Wie finanziert sich Dornrose e. V.?
- Personalkosten: 50 Prozent durch das Bayerische Staatsministerium für Familie, Arbeit und Soziales, 40 Prozent durch die Stadt Weiden und die Landkreise Neustadt/WN und Tirschenreuth, zehn Prozent Eigenanteil (Mitgliedsbeiträge, Förderpatenschaften, Spenden, Bußgelder und Einnahmen aus Fort- und Weiterbildungsveranstaltungen)
- Sach- und Haushaltskosten: Stadt Weiden, Landkreise Neustadt/WN und Tirschenreuth
Corona hatte Einfluss
Maria Sauer fragte, ob die Corona-Pandemie einen Einfluss auf die Zahlen gehabt haben könnte, was Frank eindeutig bejahte: „Die Fallzahlen in den Corona-Jahren sind deutlich gestiegen. Gründe dafür waren vermutlich, dass die Opfer mehr Zeit im Umfeld der Täter verbrachten. Aber es haben sich auch mehr Opfer getraut, Hilfe in Anspruch zu nehmen.“ Nicole Bäumler wollte wissen, wie die Erstkontakte zur Beratungsstelle zustande kommen. „Meist telefonisch, sehr oft auch über E-Mail. Vor allem Jugendliche und junge Erwachsene nehmen immer mehr auch Kontakt über die sozialen Medien zu Dornrose auf“, erklärte die Pädagogin. Dazu kämen noch Hinweise durch andere Stellen wie das Frauenhaus oder die Kripo.

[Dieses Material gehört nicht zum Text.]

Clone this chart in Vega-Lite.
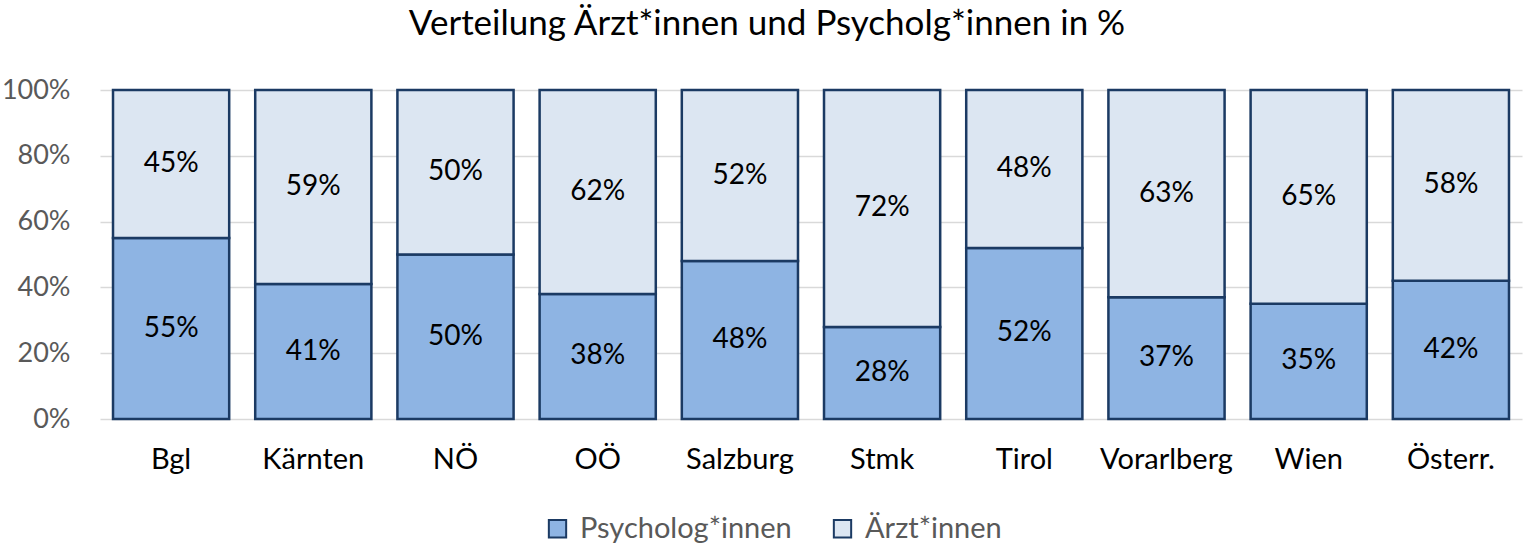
{
  "$schema": "https://vega.github.io/schema/vega-lite/v6.json",
  "width": 1422,
  "height": 329,
  "autosize": {"type": "none"},
  "padding": {"left": 100, "top": 90, "right": 2, "bottom": 127},
  "background": "white",
  "config": {"view": {"stroke": null}, "font": "Lato"},
  "title": {
    "text": "Verteilung Ärzt*innen und Psycholg*innen in %",
    "fontSize": 35,
    "fontWeight": "normal",
    "font": "Lato",
    "color": "#000000",
    "anchor": "middle",
    "dx": -44,
    "offset": 34
  },
  "data": {
    "values": [
      {"region": "Bgl", "series": "Psycholog*innen", "value": 55},
      {"region": "Bgl", "series": "Ärzt*innen", "value": 45},
      {"region": "Kärnten", "series": "Psycholog*innen", "value": 41},
      {"region": "Kärnten", "series": "Ärzt*innen", "value": 59},
      {"region": "NÖ", "series": "Psycholog*innen", "value": 50},
      {"region": "NÖ", "series": "Ärzt*innen", "value": 50},
      {"region": "OÖ", "series": "Psycholog*innen", "value": 38},
      {"region": "OÖ", "series": "Ärzt*innen", "value": 62},
      {"region": "Salzburg", "series": "Psycholog*innen", "value": 48},
      {"region": "Salzburg", "series": "Ärzt*innen", "value": 52},
      {"region": "Stmk", "series": "Psycholog*innen", "value": 28},
      {"region": "Stmk", "series": "Ärzt*innen", "value": 72},
      {"region": "Tirol", "series": "Psycholog*innen", "value": 52},
      {"region": "Tirol", "series": "Ärzt*innen", "value": 48},
      {"region": "Vorarlberg", "series": "Psycholog*innen", "value": 37},
      {"region": "Vorarlberg", "series": "Ärzt*innen", "value": 63},
      {"region": "Wien", "series": "Psycholog*innen", "value": 35},
      {"region": "Wien", "series": "Ärzt*innen", "value": 65},
      {"region": "Österr.", "series": "Psycholog*innen", "value": 42},
      {"region": "Österr.", "series": "Ärzt*innen", "value": 58}
    ]
  },
  "encoding": {
    "x": {
      "field": "region",
      "type": "nominal",
      "sort": null,
      "scale": {"paddingInner": 0.183, "paddingOuter": 0.0915},
      "axis": {
        "title": null,
        "labelAngle": 0,
        "labelFontSize": 29,
        "labelColor": "#000000",
        "labelPadding": 26,
        "ticks": false,
        "domain": false
      }
    }
  },
  "layer": [
    {
      "mark": {"type": "bar", "stroke": "#1B3A63", "strokeWidth": 2.5},
      "encoding": {
        "y": {
          "field": "value",
          "type": "quantitative",
          "stack": "zero",
          "scale": {"domain": [0, 100]},
          "axis": {
            "title": null,
            "values": [0, 20, 40, 60, 80, 100],
            "labelExpr": "datum.value + '%'",
            "labelFontSize": 27,
            "labelColor": "#595959",
            "labelPadding": 30,
            "ticks": false,
            "domain": false,
            "gridColor": "#D9D9D9",
            "gridWidth": 1.5
          }
        },
        "color": {
          "field": "series",
          "type": "nominal",
          "scale": {"domain": ["Psycholog*innen", "Ärzt*innen"], "range": ["#8EB4E3", "#DCE6F2"]},
          "legend": {
            "title": null,
            "orient": "none",
            "direction": "horizontal",
            "legendX": 443,
            "legendY": 424,
            "symbolType": "square",
            "symbolSize": 300,
            "symbolStrokeColor": "#1B3A63",
            "symbolStrokeWidth": 2,
            "labelFontSize": 29,
            "labelColor": "#595959",
            "labelLimit": 400,
            "columnPadding": 36,
            "labelOffset": 8
          }
        },
        "order": {"field": "series", "sort": "ascending"}
      }
    },
    {
      "mark": {"type": "text", "fontSize": 28, "color": "#000000", "baseline": "middle", "text": {"expr": "datum.value + '%'"}},
      "encoding": {
        "y": {"field": "value", "type": "quantitative", "stack": "zero", "bandPosition": 0.5},
        "detail": {"field": "series"},
        "order": {"field": "series", "sort": "ascending"}
      }
    }
  ]
}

Flächendeckendes Beratungsnetz
Abschließend zog Nicole Bäumler das Fazit, dass ein flächendeckendes Netz an Beratungsstellen, Notruf-Hotlines und Frauenhäusern dringend auf- beziehungsweise ausgebaut werden müsste. Günter Stich folgerte aufgrund der Entwicklung, dass der Bedarf für den Ausbau der Beratungsangebote bei Dornrose e.V. sehr deutlich sei.